I have started a part-time job and independent projects since last year, but I have been having trouble managing multiple projects by my own. If I focused one project, I forgot other projects to do. When I had an idea to do sometime later but couldn’t make progress. After some weeks I felt terrible because of many tasks left even though I’ve worked hard. I have used a daily checklist, which I liked a lot, but it wasn’t enough to see the overall progress of the projects.
I tried multiple digital apps, but they were
– not easy to see a different time scale in one view,
– hard to access anywhere,
– not good to plan vague future tasks.
– And I basically don’t prefer typing keypad than writing on paper. Writing helps me better to organize my thoughts.
So, I decided to make my own physical planner.
The goals of the new planner are:
– It should be compact and light to bring with me anywhere
– It should show both a daily checklist and project progress at the same time.
– It should be able to show both daily schedule and tasks to manage my time actively.
– It should help to plan ahead and review the past.
Concept of the new planner
Its fundamental concept is a two-row structure.
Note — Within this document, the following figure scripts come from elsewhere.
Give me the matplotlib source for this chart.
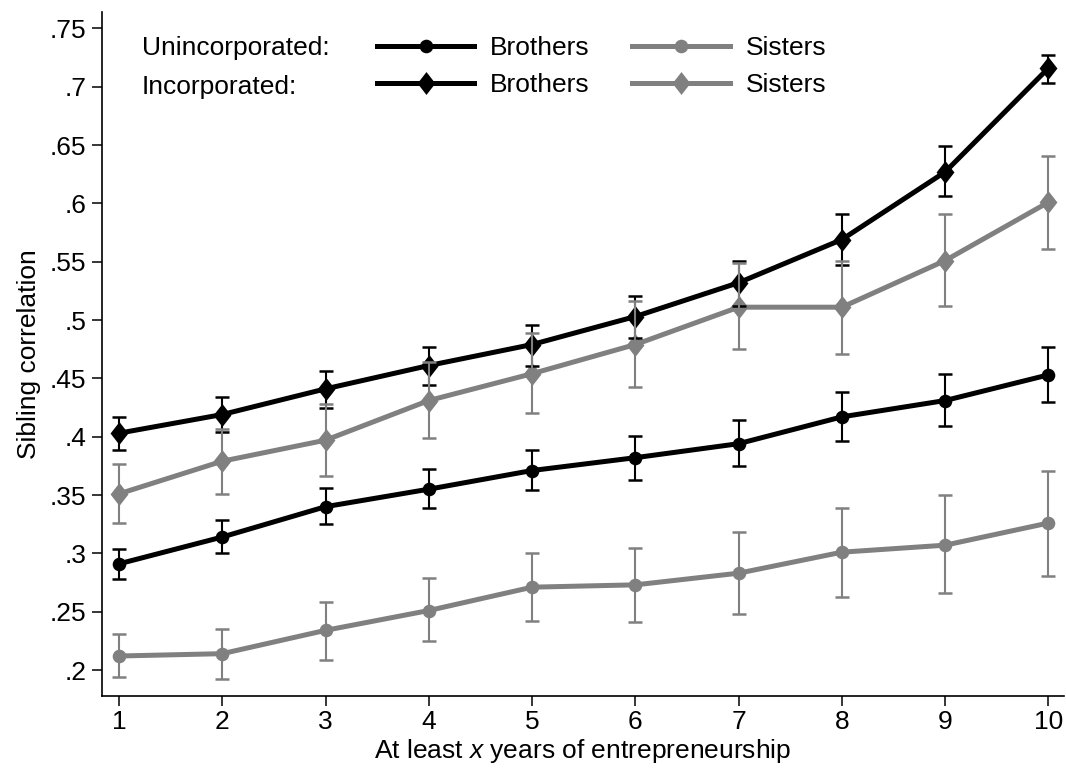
import matplotlib
matplotlib.use("Agg")
import matplotlib.pyplot as plt
from matplotlib.path import Path

plt.rcParams["font.family"] = ["Liberation Sans", "DejaVu Sans"]
plt.rcParams["mathtext.fontset"] = "custom"
plt.rcParams["mathtext.rm"] = "Liberation Sans"
plt.rcParams["mathtext.it"] = "Liberation Sans:italic"

years = [1, 2, 3, 4, 5, 6, 7, 8, 9, 10]

# unincorporated
unc_bro = [0.291, 0.314, 0.340, 0.355, 0.371, 0.382, 0.394, 0.417, 0.431, 0.453]
unc_bro_lo = [0.278, 0.300, 0.325, 0.339, 0.354, 0.363, 0.375, 0.396, 0.409, 0.430]
unc_bro_hi = [0.304, 0.329, 0.356, 0.372, 0.389, 0.401, 0.414, 0.438, 0.454, 0.477]

unc_sis = [0.212, 0.214, 0.234, 0.251, 0.271, 0.273, 0.283, 0.301, 0.307, 0.326]
unc_sis_lo = [0.194, 0.192, 0.209, 0.225, 0.242, 0.241, 0.248, 0.263, 0.266, 0.281]
unc_sis_hi = [0.231, 0.235, 0.258, 0.279, 0.300, 0.305, 0.318, 0.339, 0.350, 0.371]

# incorporated
inc_bro = [0.403, 0.419, 0.441, 0.461, 0.479, 0.503, 0.532, 0.569, 0.627, 0.716]
inc_bro_lo = [0.389, 0.404, 0.425, 0.444, 0.461, 0.485, 0.512, 0.547, 0.606, 0.703]
inc_bro_hi = [0.417, 0.434, 0.456, 0.477, 0.496, 0.521, 0.551, 0.591, 0.649, 0.727]

inc_sis = [0.351, 0.379, 0.397, 0.431, 0.454, 0.479, 0.511, 0.511, 0.551, 0.601]
inc_sis_lo = [0.326, 0.351, 0.366, 0.399, 0.420, 0.443, 0.475, 0.471, 0.512, 0.561]
inc_sis_hi = [0.377, 0.407, 0.428, 0.464, 0.489, 0.516, 0.549, 0.551, 0.591, 0.641]

yticks = [0.2, 0.25, 0.3, 0.35, 0.4, 0.45, 0.5, 0.55, 0.6, 0.65, 0.7, 0.75]
ytick_labels = [".2", ".25", ".3", ".35", ".4", ".45", ".5", ".55", ".6", ".65", ".7", ".75"]

GRAY = "#808080"
FS = 19
diamond = Path([(0, 1), (0.78, 0), (0, -1), (-0.78, 0), (0, 1)],
               [Path.MOVETO, Path.LINETO, Path.LINETO, Path.LINETO, Path.CLOSEPOLY])

fig = plt.figure(figsize=(10.66, 7.69), dpi=100)
ax = fig.add_axes([0.0954, 0.0943, 0.9027, 0.8905])

series = [
    (unc_bro, unc_bro_lo, unc_bro_hi, "black", "o", 9.8),
    (unc_sis, unc_sis_lo, unc_sis_hi, GRAY, "o", 9.8),
    (inc_bro, inc_bro_lo, inc_bro_hi, "black", diamond, 16.5),
    (inc_sis, inc_sis_lo, inc_sis_hi, GRAY, diamond, 16.5),
]

handles = []
for y, lo, hi, col, mk, ms in series:
    h, = ax.plot(years, y, color=col, lw=3.6, marker=mk, ms=ms,
                 markeredgewidth=0, zorder=2)
    handles.append(h)
for y, lo, hi, col, mk, ms in series:
    err = [[a - b for a, b in zip(y, lo)], [c - a for a, c in zip(y, hi)]]
    ax.errorbar(years, y, yerr=err, fmt="none", ecolor=col, elinewidth=1.5,
                capsize=4.8, capthick=1.8, zorder=3)

ax.set_xlim(0.8325, 10.15)
ax.set_ylim(0.1773, 0.7643)
ax.set_xticks(years)
ax.set_yticks(yticks)
ax.set_yticklabels(ytick_labels)
ax.tick_params(direction="out", length=7, width=1.1, labelsize=FS, pad=3)
ax.tick_params(axis="y", pad=4)
for side in ["top", "right"]:
    ax.spines[side].set_visible(False)
for side in ["left", "bottom"]:
    ax.spines[side].set_linewidth(1.2)

ax.set_xlabel("At least $x$ years of entrepreneurship", fontsize=FS, labelpad=2)
ax.set_ylabel("Sibling correlation", fontsize=FS, labelpad=6)

# legend
ax.text(0.0416, 0.9368, "Unincorporated:", transform=ax.transAxes, fontsize=FS,
        va="baseline", ha="left")
ax.text(0.0416, 0.8792, "Incorporated:", transform=ax.transAxes, fontsize=FS,
        va="baseline", ha="left")
leg_handles = [handles[0], handles[2], handles[1], handles[3]]
ax.legend(leg_handles, ["Brothers", "Brothers", "Sisters", "Sisters"], ncol=2,
          frameon=False, fontsize=FS, loc="upper left",
          bbox_to_anchor=(0.264, 0.995), handlelength=3.7, handletextpad=0.6,
          columnspacing=1.6, labelspacing=0.5, borderpad=0.3)

fig.savefig("out.png", dpi=100)
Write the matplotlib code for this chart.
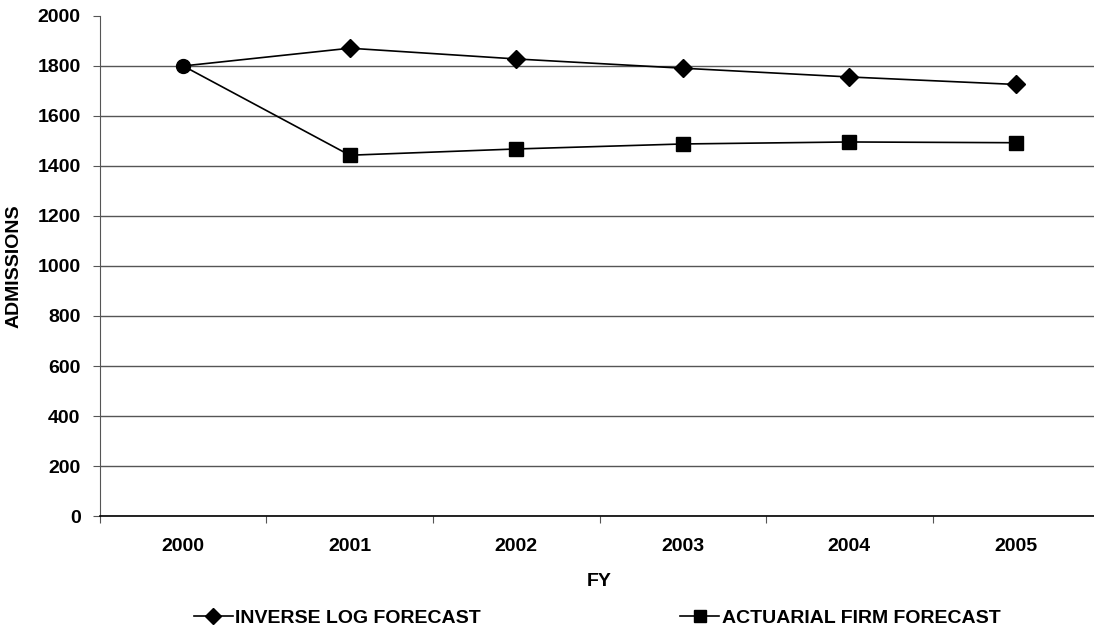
import matplotlib.pyplot as plt
from matplotlib.lines import Line2D

# data
years = ['2000', '2001', '2002', '2003', '2004', '2005']
inverse_log = [1800, 1871, 1828, 1791, 1756, 1726]
actuarial = [1800, 1443, 1468, 1488, 1496, 1493]

plt.rcParams['font.family'] = ['Liberation Sans', 'DejaVu Sans']
plt.rcParams['font.weight'] = 'bold'
FS = 14

fig = plt.figure(figsize=(10.94, 6.33), dpi=100)
ax = fig.add_axes([0.0914, 0.1848, 0.9132, 0.79])

x = list(range(len(years)))
ax.plot(x, inverse_log, color='black', lw=1.2, marker='D', markersize=9,
        markevery=list(range(1, len(x))), zorder=3)
ax.plot(x, actuarial, color='black', lw=1.2, marker='s', markersize=9.5,
        markevery=list(range(1, len(x))), zorder=3)
# shared starting point drawn as a round marker
ax.plot(x[:1], actuarial[:1], 'o', color='black', markersize=10, zorder=4)

ax.set_xlim(-0.5, len(years) - 0.5)
ax.set_ylim(0, 2000)
ax.set_yticks(range(0, 2001, 200))
ax.yaxis.grid(True, color='#555555', lw=1.0)
ax.set_axisbelow(True)
# no gridline along the top of the plot area
ax.yaxis.get_gridlines()[-1].set_visible(False)

# category boundaries as major ticks, labels at centers
ax.set_xticks([i - 0.5 for i in range(len(years) + 1)])
ax.set_xticklabels([])
ax.set_xticks(x, minor=True)
ax.set_xticklabels(years, minor=True, fontsize=FS, fontweight='bold')
ax.tick_params(axis='x', which='major', length=5, direction='out', color='#555555')
ax.tick_params(axis='x', which='minor', length=0, pad=15.5)
ax.tick_params(axis='y', length=5, direction='out', pad=9, labelsize=FS, color='#555555')
for lab in ax.get_yticklabels():
    lab.set_fontweight('bold')

for s in ['top', 'right']:
    ax.spines[s].set_visible(False)
ax.spines['left'].set_color('#555555')
ax.spines['bottom'].set_color('black')
ax.spines['bottom'].set_linewidth(1.2)

ax.set_ylabel('ADMISSIONS', fontsize=FS, fontweight='bold', labelpad=11)
ax.set_xlabel('FY', fontsize=FS, fontweight='bold', labelpad=13.5)

handles = [Line2D([], [], color='black', lw=1.2, marker='D', markersize=8),
           Line2D([], [], color='black', lw=1.2, marker='s', markersize=9)]
fig.legend(handles, ['INVERSE LOG FORECAST', 'ACTUARIAL FIRM FORECAST'],
           loc='center', bbox_to_anchor=(0.546, 0.024), ncol=2, frameon=False,
           handlelength=1.96, handletextpad=0.15, columnspacing=10.25,
           prop={'weight': 'bold', 'size': FS})

fig.savefig('out.png', dpi=100)
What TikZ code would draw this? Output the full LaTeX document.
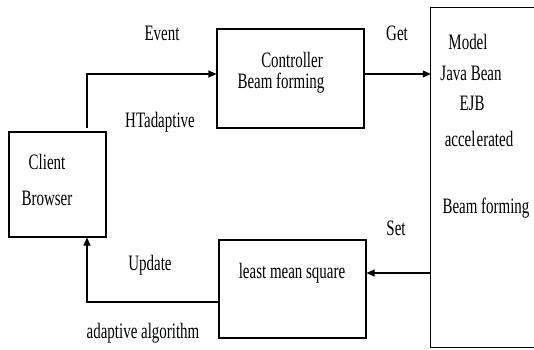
\documentclass[tikz,border=0pt]{standalone}
\usepackage{fontspec}
\setmainfont{Liberation Serif}
\usetikzlibrary{arrows.meta}
\newcommand{\sq}[1]{\scalebox{0.68}[1]{#1}}
\tikzset{
  box/.style={draw, line width=1.1pt, minimum width=#1, inner sep=0pt},
  openbox/.style={minimum width=#1, inner sep=0pt},
  lbl/.style={inner sep=0pt, font=\fontsize{22}{24}\selectfont},
  line/.style={line width=1.1pt},
  conn/.style={line width=1.1pt, -{Triangle[length=8pt,width=7pt]}},
}
\begin{document}
\begin{tikzpicture}[x=1pt,y=-1pt]
\useasboundingbox (0,0) rectangle (534,349);
% boxes
\node[box=97pt, minimum height=105pt] (client) at (57.5,184.5) {};
\node[box=147pt, minimum height=99pt] (ctrl) at (290.5,78.5) {};
\node[openbox=120pt, minimum height=339pt] (model) at (491,177.5) {};
\draw[line] (model.north east) -- (model.north west) -- (model.south west) -- (model.south east);
\node[box=147pt, minimum height=98pt] (lms) at (292.5,289) {};
% texts
\node[lbl] (tclient) at (47,162) {\sq{Client}};
\node[lbl] (tbrowser) at (47,198) {\sq{Browser}};
\node[lbl] (tctrl) at (292,60) {\sq{Controller}};
\node[lbl] (tbf1) at (281,83) {\sq{Beam forming}};
\node[lbl] (tmodel) at (468,42) {\sq{Model}};
\node[lbl] (tjava) at (471,73) {\sq{Java Bean}};
\node[lbl] (tejb) at (472,103) {\sq{EJB}};
\node[lbl] (tacc) at (479,139) {\sq{accel\hspace{0.08em}erated}};
\node[lbl] (tbf2) at (486,208) {\sq{Beam forming}};
\node[lbl] (tlms) at (292,273) {\sq{least mean square}};
\node[lbl] (tevent) at (162,33) {\sq{Event}};
\node[lbl] (tht) at (160,122) {\sq{HTadaptive}};
\node[lbl] (tget) at (397,33) {\sq{Get}};
\node[lbl] (tset) at (396,228) {\sq{Set}};
\node[lbl] (tupd) at (150,265) {\sq{Update}};
\node[lbl] (talg) at (143,333) {\sq{adaptive algorithm}};
% connectors
\coordinate (e1) at (87,128);
\draw[conn] (e1) |- ([yshift=4.5pt]ctrl.west);
\draw[conn] ([yshift=4.5pt]ctrl.east) -- ([yshift=4.5pt]ctrl.east -| model.west);
\draw[conn] ([yshift=16pt]lms.east -| model.west) -- ([yshift=16pt]lms.east);
\draw[conn] ([yshift=-13pt]lms.west) -| ([xshift=29.5pt]client.south);
\end{tikzpicture}
\end{document}
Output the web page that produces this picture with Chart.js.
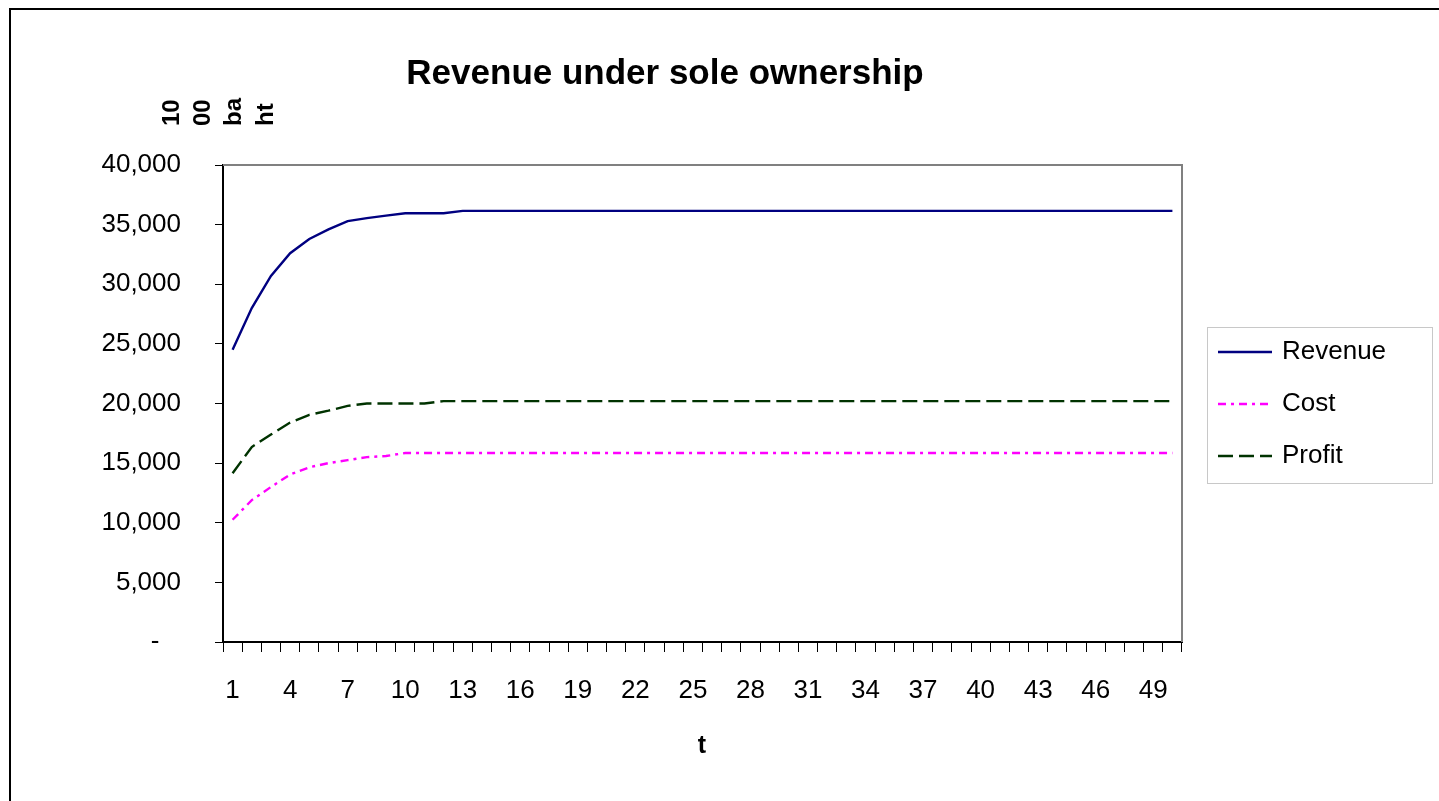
<!DOCTYPE html>
<html>
<head>
<meta charset="utf-8">
<title>Revenue under sole ownership</title>
<script src="https://cdn.jsdelivr.net/npm/chart.js@4/dist/chart.umd.min.js"></script>
<style>
  html, body { margin: 0; padding: 0; background: #fff; }
  canvas { display: block; }
</style>
</head>
<body>
<canvas id="c" width="1439" height="801"></canvas>
<script>
// Period index t (1..50)
const periods = [1, 2, 3, 4, 5, 6, 7, 8, 9, 10,
  11, 12, 13, 14, 15, 16, 17, 18, 19, 20,
  21, 22, 23, 24, 25, 26, 27, 28, 29, 30,
  31, 32, 33, 34, 35, 36, 37, 38, 39, 40,
  41, 42, 43, 44, 45, 46, 47, 48, 49, 50];

// Values in 1000 baht
const revenue = [24500, 28000, 30700, 32600, 33800, 34600, 35300, 35550, 35750, 35950,
  35950, 35950, 36150, 36150, 36150, 36150, 36150, 36150, 36150, 36150,
  36150, 36150, 36150, 36150, 36150, 36150, 36150, 36150, 36150, 36150,
  36150, 36150, 36150, 36150, 36150, 36150, 36150, 36150, 36150, 36150,
  36150, 36150, 36150, 36150, 36150, 36150, 36150, 36150, 36150, 36150];

const cost = [10250, 11900, 13000, 14050, 14650, 15000, 15250, 15500, 15600, 15850,
  15850, 15850, 15850, 15850, 15850, 15850, 15850, 15850, 15850, 15850,
  15850, 15850, 15850, 15850, 15850, 15850, 15850, 15850, 15850, 15850,
  15850, 15850, 15850, 15850, 15850, 15850, 15850, 15850, 15850, 15850,
  15850, 15850, 15850, 15850, 15850, 15850, 15850, 15850, 15850, 15850];

const profit = [14150, 16350, 17400, 18400, 19050, 19400, 19800, 20000, 20000, 20000,
  20000, 20200, 20200, 20200, 20200, 20200, 20200, 20200, 20200, 20200,
  20200, 20200, 20200, 20200, 20200, 20200, 20200, 20200, 20200, 20200,
  20200, 20200, 20200, 20200, 20200, 20200, 20200, 20200, 20200, 20200,
  20200, 20200, 20200, 20200, 20200, 20200, 20200, 20200, 20200, 20200];

const seriesNames = ['Revenue', 'Cost', 'Profit'];
const chartTitle = 'Revenue under sole ownership';
const xTitle = 't';
const yTitleLines = ['10', '00', 'ba', 'ht'];

const FONT = '"Liberation Sans", Arial, sans-serif';

// Titles, legend panel, plot frame and outer border
const decorations = {
  id: 'decorations',
  afterDraw(chart) {
    const ctx = chart.ctx;
    const a = chart.chartArea;
    ctx.save();

    // grey top/right edges of the plot area
    ctx.strokeStyle = '#808080';
    ctx.lineWidth = 2;
    ctx.setLineDash([]);
    ctx.beginPath();
    ctx.moveTo(a.left, a.top);
    ctx.lineTo(a.right, a.top);
    ctx.lineTo(a.right, a.bottom);
    ctx.stroke();

    // outer border
    ctx.strokeStyle = '#000';
    ctx.lineWidth = 2;
    ctx.beginPath();
    ctx.moveTo(10, chart.height);
    ctx.lineTo(10, 9);
    ctx.lineTo(chart.width, 9);
    ctx.stroke();

    ctx.fillStyle = '#000';

    // chart title
    ctx.font = 'bold 35px ' + FONT;
    ctx.textAlign = 'center';
    ctx.textBaseline = 'middle';
    ctx.fillText(chartTitle, 665, 74);

    // x-axis title
    ctx.font = 'bold 25px ' + FONT;
    ctx.fillText(xTitle, 702, 746);

    // y-axis title, rotated, one short line per column
    ctx.font = 'bold 24px ' + FONT;
    ctx.textAlign = 'left';
    ctx.textBaseline = 'middle';
    ctx.translate(0, 126);
    ctx.rotate(-Math.PI / 2);
    const colX = [172, 203, 234, 266];
    yTitleLines.forEach((s, i) => ctx.fillText(s, 0, colX[i]));
    ctx.setTransform(1, 0, 0, 1, 0, 0);

    // legend panel
    ctx.strokeStyle = '#c8c8c8';
    ctx.lineWidth = 1;
    ctx.strokeRect(1207.5, 327.5, 225, 156);
    ctx.font = '26px ' + FONT;
    ctx.textAlign = 'left';
    ctx.textBaseline = 'middle';
    chart.data.datasets.forEach((ds, i) => {
      const y = 352 + 52 * i;
      ctx.strokeStyle = ds.borderColor;
      ctx.lineWidth = ds.borderWidth;
      ctx.setLineDash(ds.borderDash || []);
      ctx.beginPath();
      ctx.moveTo(1218, y);
      ctx.lineTo(1272, y);
      ctx.stroke();
      ctx.setLineDash([]);
      ctx.fillStyle = '#000';
      ctx.fillText(ds.label, 1282, y);
    });
    ctx.restore();
  }
};

new Chart(document.getElementById('c'), {
  type: 'line',
  data: {
    labels: periods,
    datasets: [
      { label: seriesNames[0], data: revenue, borderColor: '#000080', borderWidth: 2.4, borderDash: [] },
      { label: seriesNames[1], data: cost, borderColor: '#ff00ff', borderWidth: 2.4, borderDash: [8, 5, 3, 5] },
      { label: seriesNames[2], data: profit, borderColor: '#003300', borderWidth: 2.4, borderDash: [15, 6] }
    ]
  },
  options: {
    responsive: false,
    animation: false,
    layout: { padding: { left: 0, top: 165, right: 257, bottom: 0 } },
    plugins: {
      legend: { display: false },
      title: { display: false },
      tooltip: { enabled: false }
    },
    elements: {
      point: { radius: 0, hoverRadius: 0 },
      line: { tension: 0, fill: false }
    },
    scales: {
      x: {
        type: 'category',
        offset: true,
        grid: { offset: true, drawOnChartArea: false, drawTicks: true, tickLength: 10, color: '#000', lineWidth: 1 },
        border: { color: '#000', width: 2 },
        ticks: {
          autoSkip: false,
          maxRotation: 0,
          padding: 23,
          color: '#000',
          font: { family: FONT, size: 26 },
          callback: (v, i) => (i % 3 === 0 ? String(periods[i]) : '')
        },
        afterFit: (s) => { s.height = 159; }
      },
      y: {
        min: 0,
        max: 40000,
        grid: { drawOnChartArea: false, drawTicks: true, tickLength: 8, color: '#000', lineWidth: 1 },
        border: { color: '#000', width: 2 },
        ticks: {
          stepSize: 5000,
          padding: 34,
          color: '#000',
          font: { family: FONT, size: 26 },
          callback: (v) => (v === 0 ? '-   ' : v.toLocaleString('en-US'))
        },
        afterFit: (s) => { s.width = 223; }
      }
    }
  },
  plugins: [decorations]
});
</script>
</body>
</html>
The upper zone is for the progress of the projects, and the lower area is for the daily checklist and schedule. I thought it would be good to describe the progress like a horizontal bar graph with task blocks. I didn’t fix the timeline for the bars because each project might have different speed and type of tasks. (Sometimes flexibility works better.
– Write down the tasks per projects. One block means one task in figure 1. Each task block will be added to the right side of the bar.
– I use the concept of Input and Output for the upper part. The input means all elements that help me to grow, such as taking an online class or reading a news article. The output means all the performances that I make using my skills. It’s because I wanted to value my time for learning. (I wrote Project A, B, and C as the output in the figure above.)
– Rewrite the tasks in the upper part to the bottom to make them the actual to-dos. Put the same work in multiple days if necessary.
– Also write schedules, such as meetings, in the lower part but be mindful of the time.
Reviewing the plan
– Use symbols for daily to-do.
– Use colors for weekly review. Check how much time you spent on each project in the past week.
How to Use
Making a DIY planner
Based on the structure, I finally chose the B5-size(25.2×17.9cm) note from Muji. Here are the steps:
After 4 months…
So, this is my current planner.
- It was not convenient to carry many color pens, so I basically have used a black pen, and colored only at home with crayons. I underlined the tasks in the bottom instead of boxes.
- It was effective to compare the amount of my goal and completion.
- It was good to see the progress of each project and the days I worked on the projects.
- It was easy to see the amount of time I spent on each project.
In the middle of using it, I needed long-term milestones. So I made a yearly planning section on the last page. In this case, I put two months on one page. It would be better to make this yearly part in the beginning. But overall, I am very satisfied with my planner.